A few days later it happened again, with another community. In this case, only after I reached out to the moderators was I told that it was a “business decision” to ban and block me from the group.

These experiences led me to do some deeper research on cyberbullying and what I discovered is quite shocking.

Research conducted by the Cyberbullying Research Center reveals:

  • Approximately 34% of the students surveyed have experienced cyberbullying in their lifetimes

  • 70% of K-12 kids have witnessed cyberbullying take place

  • Only 10% of cyberbullying victims will report to an adult about getting cyberbullied

  • Cyberbullying victims are 2 to 9 times more likely to contemplate suicide

Obviously, we have a problem. With the ever-increasing use of online communities and apps being used by younger people, the instances of cyberbullying are going up. According to Globalwebindex 2019, 41% of the users on the hugely popular TikTok app are between the ages of 16 - 24.

Having recently shared a talk on the TED stage about overcoming what I’ve come to call Comparanoia™, something that I have dealt with through my own experience of bullying, I have a personal mission to educate and empower others, especially young people, parents, and teachers, about bullying and the dangerous side-effects of the actions that we may not even realize can feel like bullying.

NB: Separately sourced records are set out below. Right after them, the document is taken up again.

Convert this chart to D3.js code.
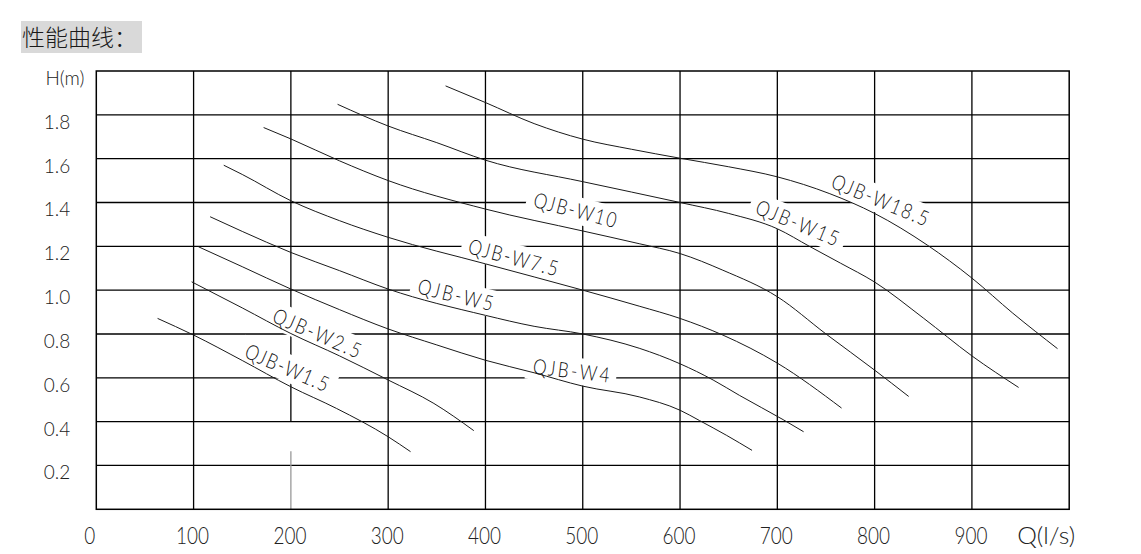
<!DOCTYPE html>
<html><head><meta charset="utf-8">
<script src="https://cdn.jsdelivr.net/npm/d3@7/dist/d3.min.js"></script>
<style>body{margin:0;background:#fff;}svg{display:block;}</style>
</head><body>
<svg id="chart" width="1141" height="554"></svg>
<script>
// ---------- data ----------
const title = "性能曲线：";
const models = ["QJB-W1.5","QJB-W2.5","QJB-W4","QJB-W5","QJB-W7.5","QJB-W10","QJB-W15","QJB-W18.5"];

const qW1_5  = [63,100,150,200,247,300,323];
const hW1_5  = [0.871,0.795,0.679,0.559,0.46,0.331,0.263];
const qW2_5  = [98,150,200,250,300,347,388];
const hW2_5  = [1.038,0.919,0.802,0.70,0.59,0.483,0.359];
const qW4    = [105,150,200,250,300,350,400,450,500,558,600,620,648,674];
const hW4    = [1.198,1.107,1.005,0.911,0.823,0.75,0.68,0.623,0.562,0.513,0.452,0.405,0.337,0.269];
const qW5    = [117,150,200,250,300,400,450,500,558,600,634,661,706,727];
const hW5    = [1.335,1.268,1.172,1.089,1.005,0.885,0.835,0.80,0.735,0.664,0.59,0.52,0.409,0.354];
const qW7_5  = [131,150,200,250,300,400,500,558,600,644,700,766];
const hW7_5  = [1.57,1.528,1.408,1.317,1.241,1.12,1.0,0.927,0.871,0.795,0.667,0.462];
const qW10   = [172,200,250,300,400,500,558,600,644,700,750,800,835];
const hW10   = [1.742,1.69,1.59,1.50,1.37,1.27,1.212,1.167,1.091,0.97,0.80,0.635,0.515];
const qW15   = [248,300,350,400,500,600,650,700,733,765,800,850,900,948];
const hW15   = [1.848,1.749,1.673,1.593,1.495,1.40,1.35,1.28,1.20,1.123,1.037,0.873,0.70,0.556];
const qW18_5 = [359,400,450,500,550,600,650,700,754,800,854,900,942,988];
const hW18_5 = [1.932,1.856,1.76,1.689,1.643,1.602,1.563,1.517,1.44,1.35,1.206,1.055,0.895,0.733];

const seriesQ = [qW1_5,qW2_5,qW4,qW5,qW7_5,qW10,qW15,qW18_5];
const seriesH = [hW1_5,hW2_5,hW4,hW5,hW7_5,hW10,hW15,hW18_5];

const xTickValues = [0,100,200,300,400,500,600,700,800,900];
const yTickValues = [0.2,0.4,0.6,0.8,1.0,1.2,1.4,1.6,1.8];
const xTitle = "Q(l/s)";
const yTitle = "H(m)";

// label anchors along the curves (data units) and their slant
const labelQ     = [151,179.5,448,329,381,448,676,754];
const labelH     = [0.696,0.858,0.62,0.987,1.169,1.382,1.352,1.470];
const labelAngle = [23.5,23.5,6.9,13.7,14.6,14.7,22.4,22.5];
const labelLen   = [89,94,77,77,92,85,88,103];

// ---------- layout ----------
const svg = d3.select("#chart");
const x = d3.scaleLinear().domain([0,1000]).range([96.3,1069.2]);
const y = d3.scaleLinear().domain([0,2]).range([509.3,71]);
const FONT = "Lato, Roboto, 'DejaVu Sans', sans-serif";
const NARROW = 0.82;

// title
svg.append("rect").attr("x",21).attr("y",21).attr("width",121).attr("height",32).attr("fill","#d9d9d9");
svg.append("text").attr("x",22).attr("y",46).text(title)
  .attr("font-family","'Noto Sans CJK SC', sans-serif").attr("font-weight",300)
  .attr("font-size",23).attr("fill","#1a1a1a");

// grid
const grid = svg.append("g").attr("stroke","#000").attr("stroke-width",1.3);
yTickValues.forEach(v=>{
  grid.append("line").attr("x1",x(0)).attr("x2",x(1000)).attr("y1",y(v)).attr("y2",y(v));
});
xTickValues.filter(v=>v>0).forEach(v=>{
  if (v===200){
    grid.append("line").attr("x1",x(v)).attr("x2",x(v)).attr("y1",y(2)).attr("y2",y(0.4));
    grid.append("line").attr("x1",x(v)).attr("x2",x(v)).attr("y1",y(0.265)).attr("y2",y(0)).attr("stroke","#999");
  } else {
    grid.append("line").attr("x1",x(v)).attr("x2",x(v)).attr("y1",y(2)).attr("y2",y(0));
  }
});
svg.append("rect").attr("x",x(0)).attr("y",y(2)).attr("width",x(1000)-x(0)).attr("height",y(0)-y(2))
  .attr("fill","none").attr("stroke","#000").attr("stroke-width",1.5);

// label masks (cut the grid around each label)
const labelG = models.map((m,i)=>({m,i}));
const place = d=>`translate(${x(labelQ[d.i])},${y(labelH[d.i])}) rotate(${labelAngle[d.i]})`;
svg.append("g").selectAll("rect").data(labelG).join("rect")
  .attr("transform",place)
  .attr("x",-7).attr("y",-21).attr("width",d=>labelLen[d.i]+14).attr("height",27)
  .attr("fill","#fff");

// curves
const line = d3.line().x(d=>x(d[0])).y(d=>y(d[1])).curve(d3.curveMonotoneX);
svg.append("g").selectAll("path").data(seriesQ.map((q,i)=>q.map((v,j)=>[v,seriesH[i][j]]))).join("path")
  .attr("d",line).attr("fill","none").attr("stroke","#1a1a1a").attr("stroke-width",1);

// curve labels
svg.append("g").selectAll("text").data(labelG).join("text")
  .attr("transform",d=>place(d)+` scale(${NARROW},1)`)
  .attr("textLength",d=>labelLen[d.i]/NARROW).attr("lengthAdjust","spacing")
  .attr("font-family",FONT).attr("font-weight",300).attr("font-size",21).attr("fill","#111")
  .text(d=>d.m);

// axes (text only)
const xAxis = svg.append("g").attr("transform",`translate(0,${y(0)})`)
  .call(d3.axisBottom(x).tickValues(xTickValues).tickSize(0).tickPadding(18).tickFormat(d3.format("d")));
xAxis.select(".domain").remove();
xAxis.selectAll("text").attr("font-family",FONT).attr("font-weight",300).attr("font-size",23.5)
  .attr("fill","#222").attr("textLength",d=>String(d).length*11).attr("lengthAdjust","spacingAndGlyphs")
  .attr("dx",d=>d===0?-7:-1.5);

const yAxis = svg.append("g").attr("transform",`translate(${x(0)},0)`)
  .call(d3.axisLeft(y).tickValues(yTickValues).tickSize(0).tickPadding(26).tickFormat(d3.format(".1f")));
yAxis.select(".domain").remove();
yAxis.selectAll("text").attr("font-family",FONT).attr("font-weight",300).attr("font-size",19)
  .attr("fill","#222").attr("dy","0.71em");

svg.append("text").attr("x",45.5).attr("y",y(2)+14).text(yTitle)
  .attr("font-family",FONT).attr("font-weight",300).attr("font-size",19).attr("fill","#222");
svg.append("text").attr("x",x(1000)+6).attr("y",y(0)+34.5).attr("text-anchor","end").text(xTitle)
  .attr("font-family",FONT).attr("font-weight",300).attr("font-size",23.5).attr("fill","#222")
  .attr("textLength",58).attr("lengthAdjust","spacingAndGlyphs");
</script>
</body></html>
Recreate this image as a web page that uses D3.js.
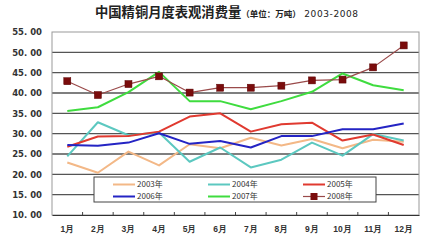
<!DOCTYPE html>
<html>
<head>
<meta charset="utf-8">
<script src="https://cdn.jsdelivr.net/npm/d3@7/dist/d3.min.js"></script>
<style>
  body { margin: 0; background: #fff; }
  svg { display: block; font-family: "Noto Sans CJK SC", "DejaVu Sans", sans-serif; }
</style>
</head>
<body>
<svg id="chart" width="431" height="240"></svg>
<script>
// months on x axis
var months = ["1月", "2月", "3月", "4月", "5月", "6月", "7月", "8月", "9月", "10月", "11月", "12月"];
var yTicks = [10, 15, 20, 25, 30, 35, 40, 45, 50, 55];

// monthly consumption, 10k tonnes
var v2003 = [22.9, 20.4, 25.6, 22.2, 27.4, 26.4, 29.0, 27.1, 28.7, 26.4, 28.5, 28.0];
var v2004 = [24.4, 32.8, 29.6, 30.3, 23.1, 26.6, 21.7, 23.6, 27.8, 24.6, 29.9, 28.3];
var v2005 = [26.8, 29.3, 29.4, 30.5, 34.2, 35.0, 30.5, 32.3, 32.7, 28.3, 29.8, 27.2];
var v2006 = [27.2, 27.0, 27.8, 30.1, 27.5, 28.2, 26.6, 29.4, 29.4, 31.1, 31.1, 32.5];
var v2007 = [35.6, 36.5, 40.2, 45.2, 38.0, 38.0, 36.0, 38.0, 40.3, 44.8, 41.9, 40.7];
var v2008 = [42.9, 39.5, 42.2, 44.1, 40.1, 41.3, 41.3, 41.8, 43.1, 43.3, 46.3, 51.7];

var seriesNames = ["2003年", "2004年", "2005年", "2006年", "2007年", "2008年"];
var seriesColors = ["#f3b887", "#5cc8c0", "#e03a30", "#2424c4", "#3fdc3f", "#9a4a4a"];

var series = [v2003, v2004, v2005, v2006, v2007, v2008].map(function(vals, i) {
    return { name: seriesNames[i], color: seriesColors[i], values: vals };
});

var svg = d3.select("#chart");
var margin = { left: 52, right: 12, top: 32, bottom: 25 };
var width = 431 - margin.left - margin.right;
var height = 240 - margin.top - margin.bottom;

var g = svg.append("g")
    .attr("transform", "translate(" + margin.left + "," + margin.top + ")");

var x = d3.scaleBand().domain(months).range([0, width]);
var y = d3.scaleLinear().domain([10, 55]).range([height, 0]);

// title
var title = svg.append("text")
    .attr("x", 95)
    .attr("y", 17)
    .attr("fill", "#222");
title.append("tspan")
    .attr("font-size", 13.3)
    .attr("font-weight", "bold")
    .text("中国精铜月度表观消费量");
title.append("tspan")
    .attr("font-size", 8.5)
    .attr("font-weight", "bold")
    .text("（单位：万吨）");
title.append("tspan")
    .attr("font-size", 9)
    .attr("font-family", "DejaVu Sans")
    .attr("letter-spacing", 0.6)
    .text(" 2003-2008");

// gridlines
g.selectAll("line.grid")
    .data(yTicks.slice(1, -1))
    .enter().append("line")
    .attr("class", "grid")
    .attr("x1", 0)
    .attr("x2", width)
    .attr("y1", function(d) { return y(d); })
    .attr("y2", function(d) { return y(d); })
    .attr("stroke", "#555")
    .attr("stroke-width", 1.3);

// plot border
g.append("rect")
    .attr("width", width)
    .attr("height", height)
    .attr("fill", "none")
    .attr("stroke", "#999")
    .attr("stroke-width", 1);

// y axis labels
g.append("g")
    .call(d3.axisLeft(y).tickValues(yTicks).tickSize(0).tickPadding(10)
        .tickFormat(function(d) { return d3.format(".2f")(d).replace(".", ". "); }))
    .call(function(a) { a.select(".domain").remove(); })
    .selectAll("text")
    .attr("font-family", "DejaVu Sans")
    .attr("font-weight", "bold")
    .attr("font-size", 8.5)
    .attr("fill", "#333");

// x axis
var xAxis = g.append("g")
    .attr("transform", "translate(0," + height + ")")
    .call(d3.axisBottom(x).tickSize(0).tickPadding(11));
xAxis.select(".domain").attr("stroke", "#333").attr("stroke-width", 1.2);
xAxis.selectAll("text")
    .attr("font-weight", "bold")
    .attr("font-size", 8.5)
    .attr("fill", "#333");

// small ticks between categories
g.selectAll("line.xtick")
    .data(months.slice(1))
    .enter().append("line")
    .attr("class", "xtick")
    .attr("x1", function(d) { return x(d); })
    .attr("x2", function(d) { return x(d); })
    .attr("y1", height)
    .attr("y2", height - 3)
    .attr("stroke", "#444");

var line = d3.line()
    .x(function(d, i) { return x(months[i]) + x.bandwidth() / 2; })
    .y(function(d) { return y(d); });

g.selectAll("path.series")
    .data(series)
    .enter().append("path")
    .attr("class", "series")
    .attr("fill", "none")
    .attr("stroke", function(d) { return d.color; })
    .attr("stroke-width", function(d, i) { return i === 5 ? 1.2 : 2; })
    .attr("stroke-linejoin", "round")
    .attr("d", function(d) { return line(d.values); });

// markers for 2008
g.selectAll("rect.mark")
    .data(v2008)
    .enter().append("rect")
    .attr("class", "mark")
    .attr("x", function(d, i) { return x(months[i]) + x.bandwidth() / 2 - 3.5; })
    .attr("y", function(d) { return y(d) - 3.5; })
    .attr("width", 7)
    .attr("height", 7)
    .attr("fill", "#7a0c0c")
    .attr("stroke", "#5a0000")
    .attr("stroke-width", 0.5);

// legend
var legend = svg.append("g").attr("transform", "translate(94,177)");
legend.append("rect")
    .attr("width", 282)
    .attr("height", 25)
    .attr("fill", "#fff")
    .attr("stroke", "#444")
    .attr("stroke-width", 1);

var item = legend.selectAll("g.item")
    .data(series)
    .enter().append("g")
    .attr("class", "item")
    .attr("transform", function(d, i) {
        return "translate(" + (19 + (i % 3) * 95) + "," + (i < 3 ? 7.5 : 19.5) + ")";
    });
item.append("line")
    .attr("x1", 0).attr("x2", 22)
    .attr("stroke", function(d) { return d.color; })
    .attr("stroke-width", function(d, i) { return i === 5 ? 1.2 : 2; });
item.filter(function(d, i) { return i === 5; })
    .append("rect")
    .attr("x", 7.5).attr("y", -3.5)
    .attr("width", 7).attr("height", 7)
    .attr("fill", "#7a0c0c");
item.append("text")
    .attr("x", 24)
    .attr("dy", "0.35em")
    .attr("font-size", 8)
    .attr("fill", "#333")
    .text(function(d) { return d.name; });
</script>
</body>
</html>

November 14 is National Block It Out Day. STOMP Out Bullying, the leading national anti-bullying and cyberbullying organization for kids and teens in the U.S. says, “the goal of this day is to block negativity from our digital lives and, by doing so, end cruelty, homophobia, LGBTQ discrimination, racism, hatred, shaming and online violence.”

But what happens when you block someone from a community and they don’t see it coming?

What happens when you block an individual who might be bullying you because it’s all they can do to survive their own bullying, home environment, or personal situation?

While I fully understand the spirit behind taking back our power online, especially when it comes to cyberbullying, my own personal experiences of being virtually disowned recently have given me a new perspective.

As a parent or a teacher, we especially have to be aware that blocking, deleting, banning, and removing people from communities may, in it of itself, be a form of bullying; exclusion.

Before you take the action of blocking or removing someone online, ask yourself:

  1. Does this person know they are a bully or breaking etiquette or the rules? Have you specifically told them?

  2. Have you given them a chance?

  3. Is there any possibility that by deleting/blocking/removing this person from their community/connections that they will be negatively impacted by it?

If the answer to any one of these questions is “no”, then you may want to consider a conversation first.

  • Let that person know, in no uncertain terms, what your experience of them is. Let them know if they are coming across as a bully, breaking the rules, or if others are complaining about them.

  • Remind them of the rules and community etiquette. In your household or classroom there are rules. When the rules are broken, you don’t lock the kids out for good. Yet, online, it’s something we encourage.

  • If you’re in a situation where blocking or removing someone is the only solution, let them know before you do it. Give them the courtesy of knowing the specific reason.

No one likes to be blindsided, banished, or excluded. It doesn’t feel good and it may trigger depression, anxiety, and for those who are susceptible, suicidal ideation.

Think about it, what would your younger ones do if you did, indeed, lock them out of the house or your classroom for good with no explanation.

Does anyone, even a bully, deserve that?

Let’s choose to have thoughtful conversations and model the social and emotional intelligence that will best serve our next generations.